The additions to valuation allowances during 2025 were due primarily to the indirect effects of tax reserves, as discussed above, on our unrealized capital losses. The cumulative valuation allowance at December 31, 2025 was primarily attributable to deferred tax assets recorded in connection with our investment in Cronos ($405 million) and our JUUL-related capital loss carryforwards ($290 million).
The additions to valuation allowances during 2024 were due primarily to deferred tax assets recorded in connection with our JUUL-related capital loss carryforwards. The reductions to valuation allowances during 2024 were due primarily to the $4.0 billion of ordinary losses recognized as part of the IRS Agreement, the reduction of a deferred tax asset for the portion of our JUUL-related capital losses that is now part of our tax basis in the shares of a domestic subsidiary and the ABI Transaction. This outside basis difference of the domestic subsidiary is not recognized as a deferred tax asset since we do not expect the temporary difference to reverse in the foreseeable future. The cumulative valuation allowance at December 31, 2024 was primarily attributable to deferred tax assets recorded in connection with our investment in Cronos ($402 million) and our JUUL-related capital loss carryforwards ($207 million).

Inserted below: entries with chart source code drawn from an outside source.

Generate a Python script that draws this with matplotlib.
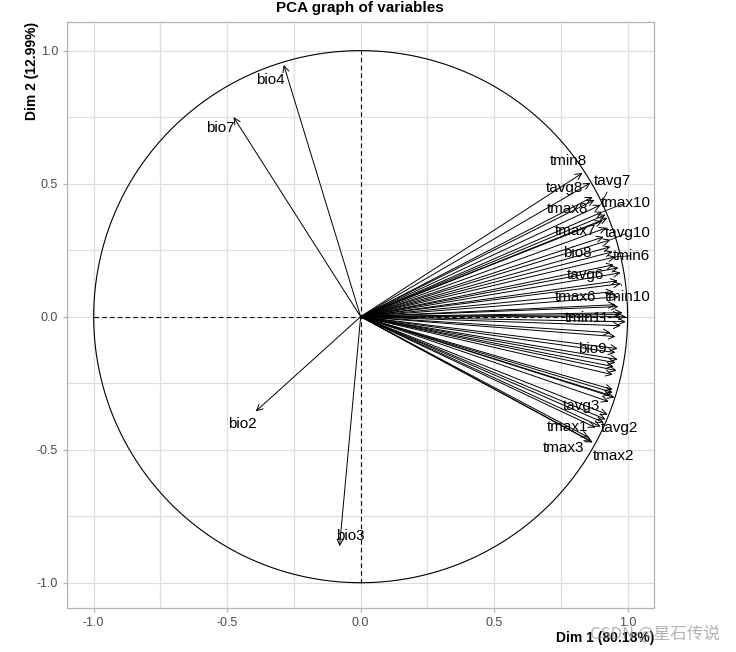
import numpy as np
import matplotlib
matplotlib.use("Agg")
import matplotlib.pyplot as plt

# ---- data: variable coordinates on Dim 1 / Dim 2 ----
var_names = [
    "tmin8", "tavg8", "tmax8", "tmin7", "tavg7", "tmax10", "tmin9", "tavg9", "tmax9", "bio10",
    "tmax7", "tavg10", "bio8", "tmin5", "tmin6", "tmax5", "tavg5", "tavg6", "bio5", "tmin10",
    "tmax6", "tmax11", "bio1", "tavg11", "tmin4", "tmin11", "tmax4", "bio11", "tavg4", "tmin12",
    "tavg12", "bio9", "tmax12", "bio6", "tmin3", "tmin1", "bio16", "bio12", "bio13", "bio17",
    "bio19", "tmin2", "bio14", "tavg3", "bio15", "bio18", "tmax1", "tmax3", "tavg1", "tavg2",
    "tmax2", "bio2", "bio3", "bio4", "bio7",
]
dim1 = [
    0.831, 0.861, 0.869, 0.876, 0.899, 0.906, 0.918, 0.925, 0.906, 0.921,
    0.910, 0.936, 0.936, 0.944, 0.955, 0.948, 0.966, 0.974, 0.963, 0.974,
    0.948, 0.966, 0.955, 0.966, 0.981, 0.993, 0.974, 0.993, 0.974, 0.936,
    0.955, 0.963, 0.955, 0.963, 0.955, 0.948, 0.959, 0.944, 0.944, 0.944,
    0.936, 0.951, 0.929, 0.925, 0.918, 0.910, 0.880, 0.869, 0.854, 0.899,
    0.865, -0.393, -0.079, -0.288, -0.476,
]
dim2 = [
    0.540, 0.503, 0.450, 0.439, 0.420, 0.394, 0.383, 0.371, 0.360, 0.334,
    0.300, 0.289, 0.263, 0.244, 0.225, 0.195, 0.184, 0.165, 0.135, 0.124,
    0.094, 0.075, 0.045, 0.038, 0.015, 0.000, 0.008, -0.019, -0.034, -0.060,
    -0.075, -0.120, -0.135, -0.161, -0.173, -0.188, -0.203, -0.218, -0.274, -0.285,
    -0.296, -0.304, -0.319, -0.368, -0.386, -0.398, -0.417, -0.473, -0.454, -0.413,
    -0.469, -0.356, -0.863, 0.946, 0.750,
]
shown_labels = ["tmin8", "tavg8", "tavg7", "tmax10", "tmax8", "tavg10", "tmax7", "bio8",
                "tmin6", "tavg6", "tmax6", "tmin10", "tmin11", "bio9", "tavg3", "tmax1",
                "tavg2", "tmax3", "tmax2", "bio4", "bio7", "bio2", "bio3"]
pct_dim1 = 80.18
pct_dim2 = 12.99
tick_values = [-1.0, -0.5, 0.0, 0.5, 1.0]
tick_labels = ["-1.0", "-0.5", "0.0", "0.5", "1.0"]

# label placement (layout only)
label_pos = {
    "tmin8": (0.779, 0.585), "tavg8": (0.764, 0.484), "tavg7": (0.944, 0.510),
    "tmax10": (0.993, 0.428), "tmax8": (0.775, 0.405), "tavg10": (1.000, 0.315),
    "tmax7": (0.805, 0.323), "bio8": (0.813, 0.240), "tmin6": (1.015, 0.229),
    "tavg6": (0.843, 0.158), "tmax6": (0.805, 0.075), "tmin10": (1.000, 0.075),
    "tmin11": (0.850, -0.004), "bio9": (0.869, -0.120), "tavg3": (0.828, -0.334),
    "tmax1": (0.775, -0.413), "tavg2": (0.970, -0.420), "tmax3": (0.760, -0.495),
    "tmax2": (0.948, -0.522), "bio4": (-0.337, 0.889), "bio7": (-0.524, 0.709),
    "bio2": (-0.442, -0.405), "bio3": (-0.037, -0.826),
}
with_leader = {"tavg7", "tmax10", "tavg10", "tmin6", "tmin10"}

plt.rcParams['font.family'] = ['Liberation Sans', 'DejaVu Sans']

fig = plt.figure(figsize=(7.36, 6.52), dpi=100)
ax = fig.add_axes([0.091, 0.0675, 0.798, 0.8985])
ax.set_xlim(-1.1, 1.1)
ax.set_ylim(-1.095, 1.107)

# grid (theme_light-like)
for v in np.arange(-1.0, 1.01, 0.25):
    ax.axvline(v, color="#DEDEDE", lw=0.9, zorder=0)
    ax.axhline(v, color="#DEDEDE", lw=0.9, zorder=0)
for s in ax.spines.values():
    s.set_color("#B3B3B3")
    s.set_linewidth(0.9)

ax.set_xticks(tick_values)
ax.set_xticklabels(tick_labels)
ax.set_yticks(tick_values)
ax.set_yticklabels(tick_labels)
ax.tick_params(colors="#B3B3B3", labelcolor="#4D4D4D", labelsize=9, length=3, width=0.9)

# unit circle and dashed axes
theta = np.linspace(0, 2 * np.pi, 400)
ax.plot(np.cos(theta), np.sin(theta), color="black", lw=0.8, zorder=2)
ax.plot([-1, 1], [0, 0], color="black", lw=0.8, ls=(0, (4, 3)), zorder=2)
ax.plot([0, 0], [-1, 1], color="black", lw=0.8, ls=(0, (4, 3)), zorder=2)

# arrows
for name, x, y in zip(var_names, dim1, dim2):
    ax.annotate("", xy=(x, y), xytext=(0, 0),
                arrowprops=dict(arrowstyle="->", color="black", lw=0.7,
                                mutation_scale=11, shrinkA=0, shrinkB=0),
                zorder=3)

coords = {n: (x, y) for n, x, y in zip(var_names, dim1, dim2)}
for name in shown_labels:
    lx, ly = label_pos[name]
    if name in with_leader:
        ax.annotate(name, xy=coords[name], xytext=(lx, ly), ha="center", va="center",
                    fontsize=11, color="black", zorder=4,
                    arrowprops=dict(arrowstyle="-", color="black", lw=0.6,
                                    shrinkA=1, shrinkB=0))
    else:
        ax.text(lx, ly, name, ha="center", va="center", fontsize=11, color="black", zorder=4)

fig.text(0.4895, 0.987, "PCA graph of variables", ha="center", va="center",
         fontsize=11, fontweight="bold")
fig.text(0.889, 0.022, f"Dim 1 ({pct_dim1:.2f}%)", ha="right", va="center",
         fontsize=10, fontweight="bold")
fig.text(0.043, 0.966, f"Dim 2 ({pct_dim2:.2f}%)", ha="center", va="top",
         rotation=90, fontsize=10, fontweight="bold")

fig.text(0.978, 0.028, "CSDN @星石传说", ha="right", va="center", fontsize=12,
         color="#9A9A9A", alpha=0.75, family=["Noto Sans CJK SC", "DejaVu Sans"])

fig.savefig("out.png", dpi=100)
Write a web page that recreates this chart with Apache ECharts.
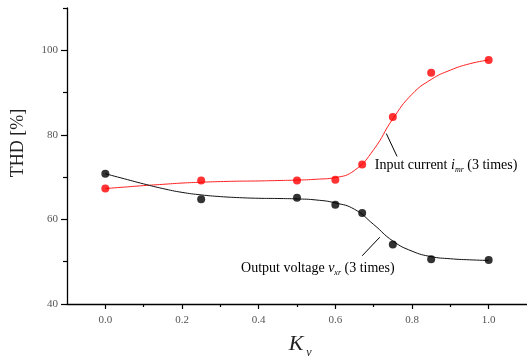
<!DOCTYPE html>
<html><head><meta charset="utf-8">
<script src="https://cdn.jsdelivr.net/npm/echarts@6/dist/echarts.min.js"></script>
<style>html,body{margin:0;padding:0;background:#fff}#c{width:527px;height:360px}</style>
</head><body><div id="c"></div>
<script>
// Measured data points
const kv = [0, 0.25, 0.5, 0.6, 0.67, 0.75, 0.85, 1.0];
const inputCurrent = [67.3, 69.2, 69.2, 69.4, 73.0, 84.2, 94.7, 97.7];
const outputVoltage = [70.8, 64.8, 65.1, 63.5, 61.5, 54.1, 50.6, 50.4];
// Fitted curves
const fitKv = [0, 0.05, 0.1, 0.15, 0.2, 0.25, 0.3, 0.35, 0.4, 0.45, 0.5, 0.55, 0.6, 0.65, 0.7, 0.75, 0.8, 0.85, 0.9, 0.95, 1.0];
const inputFit = [67.3, 67.65, 68.0, 68.3, 68.6, 68.8, 68.95, 69.05, 69.1, 69.2, 69.3, 69.5, 69.9, 71.6, 76.5, 83.8, 89.6, 93.1, 95.3, 96.8, 97.7];
const outputFit = [70.8, 69.6, 68.4, 67.3, 66.4, 65.8, 65.4, 65.15, 65.0, 64.95, 64.85, 64.6, 63.9, 62.4, 58.8, 54.9, 52.5, 51.2, 50.7, 50.45, 50.3];
// Tick labels
const xMajor = [0, 0.2, 0.4, 0.6, 0.8, 1.0];
const xMinor = [0.1, 0.3, 0.5, 0.7, 0.9];
const yMajor = [40, 60, 80, 100];
const yMinor = [50, 70, 90, 110];

const zip = (a, b) => a.map((v, i) => [v, b[i]]);
const serif = '"Liberation Serif","DejaVu Serif",serif';
const chart = echarts.init(document.getElementById('c'), null, {renderer: 'canvas'});

const axisLineStyle = {color: '#000', width: 1.3};
const opt = {
  animation: false,
  backgroundColor: '#fff',
  grid: {left: 67, top: 8, right: 0, bottom: 56, containLabel: false},
  xAxis: [{
    type: 'value', min: -0.1, max: 1.1, position: 'bottom',
    axisLine: {show: true, lineStyle: axisLineStyle, onZero: false},
    axisTick: {show: true, inside: false, length: 5, customValues: xMajor, lineStyle: {color: '#000', width: 1.2}},
    axisLabel: {show: true, customValues: xMajor, formatter: v => v.toFixed(1), margin: 11,
      fontFamily: serif, fontSize: 11, color: '#555'},
    splitLine: {show: false}
  }, {
    type: 'value', min: -0.1, max: 1.1, position: 'bottom',
    axisLine: {show: false, onZero: false},
    axisTick: {show: true, inside: false, length: 3, customValues: xMinor, lineStyle: {color: '#000', width: 1.2}},
    axisLabel: {show: false},
    splitLine: {show: false}
  }],
  yAxis: [{
    type: 'value', min: 40, max: 110, position: 'left',
    axisLine: {show: true, lineStyle: axisLineStyle, onZero: false},
    axisTick: {show: true, inside: false, length: 6, customValues: yMajor, lineStyle: {color: '#000', width: 1.2}},
    axisLabel: {show: true, customValues: yMajor, margin: 9, fontFamily: serif, fontSize: 11, color: '#555'},
    splitLine: {show: false}
  }, {
    type: 'value', min: 40, max: 110, position: 'left',
    axisLine: {show: false, onZero: false},
    axisTick: {show: true, inside: false, length: 4, customValues: yMinor, lineStyle: {color: '#000', width: 1.2}},
    axisLabel: {show: false},
    splitLine: {show: false}
  }],
  series: [
    {type: 'line', data: zip(fitKv, inputFit), smooth: 0.5, showSymbol: false, symbol: 'none',
      lineStyle: {color: '#ff2020', width: 1}, z: 2},
    {type: 'line', data: zip(fitKv, outputFit), smooth: 0.5, showSymbol: false, symbol: 'none',
      lineStyle: {color: '#111', width: 1}, z: 2},
    {type: 'scatter', data: zip(kv, inputCurrent), symbol: 'circle', symbolSize: 8,
      itemStyle: {color: '#ff0000'}, z: 3},
    {type: 'scatter', data: zip(kv, outputVoltage), symbol: 'circle', symbolSize: 8,
      itemStyle: {color: '#000'}, z: 3,
      markLine: {
        silent: true, animation: false, symbol: ['none', 'arrow'], symbolSize: [0, 7],
        label: {show: false}, lineStyle: {color: '#000', width: 1, type: 'solid'},
        data: [
          [{coord: [0.761, 74.9]}, {coord: [0.733, 80.3]}],
          [{coord: [0.670, 51.4]}, {coord: [0.716, 55.8]}]
        ]
      }}
  ]
};
chart.setOption(opt);

const px = (x, y) => chart.convertToPixel({gridIndex: 0}, [x, y]);
const rich = {
  n: {fontFamily: serif, fontSize: 14, color: '#222', lineHeight: 18},
  i: {fontFamily: serif, fontSize: 14, fontStyle: 'italic', color: '#222', lineHeight: 18},
  s: {fontFamily: serif, fontSize: 8, fontStyle: 'italic', color: '#222', padding: [9, 0, 0, 0], lineHeight: 8}
};
const a1 = px(0.703, 72.6);
const a2 = px(0.354, 48.3);
chart.setOption({
  graphic: [
    {type: 'text', left: a1[0], top: a1[1] - 9, style: {text: '{n|Input current }{i|i}{s|mr}{n| (3 times)}', rich: rich}},
    {type: 'text', left: a2[0], top: a2[1] - 9, style: {text: '{n|Output voltage }{i|v}{s|xr}{n| (3 times)}', rich: rich}},
    {type: 'text', x: 18, y: 143, rotation: Math.PI / 2, style: {text: 'THD [%]', fontFamily: serif, fontSize: 18, fill: '#222', align: 'center', verticalAlign: 'middle'}},
    {type: 'text', x: 296, y: 344, style: {text: 'K', fontFamily: serif, fontSize: 22, fontStyle: 'italic', fill: '#222', align: 'center', verticalAlign: 'middle'}},
    {type: 'text', x: 309, y: 353, style: {text: 'v', fontFamily: serif, fontSize: 12, fontStyle: 'italic', fill: '#222', align: 'center', verticalAlign: 'middle'}}
  ]
});
</script>
</body></html>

The additions to valuation allowances during 2023 were due primarily to deferred tax assets recorded in connection with our former investment in JUUL. The reductions to valuation allowances during 2023 were due primarily to the reduction of a deferred tax asset for the portion of our JUUL capital losses that is now part of our tax basis in the shares of a foreign subsidiary. This outside basis difference of the foreign subsidiary is not recognized as a deferred tax asset since we do not expect the temporary difference to reverse in the foreseeable future. The cumulative valuation allowance at December 31, 2023 was primarily attributable to deferred tax assets recorded in connection with our tax basis in the shares of a domestic subsidiary ($1,808 million) and our investment in Cronos ($397 million).
For a discussion regarding our former investment in JUUL and current investments in ABI and Cronos, see Note 6. Investments in Equity Securities.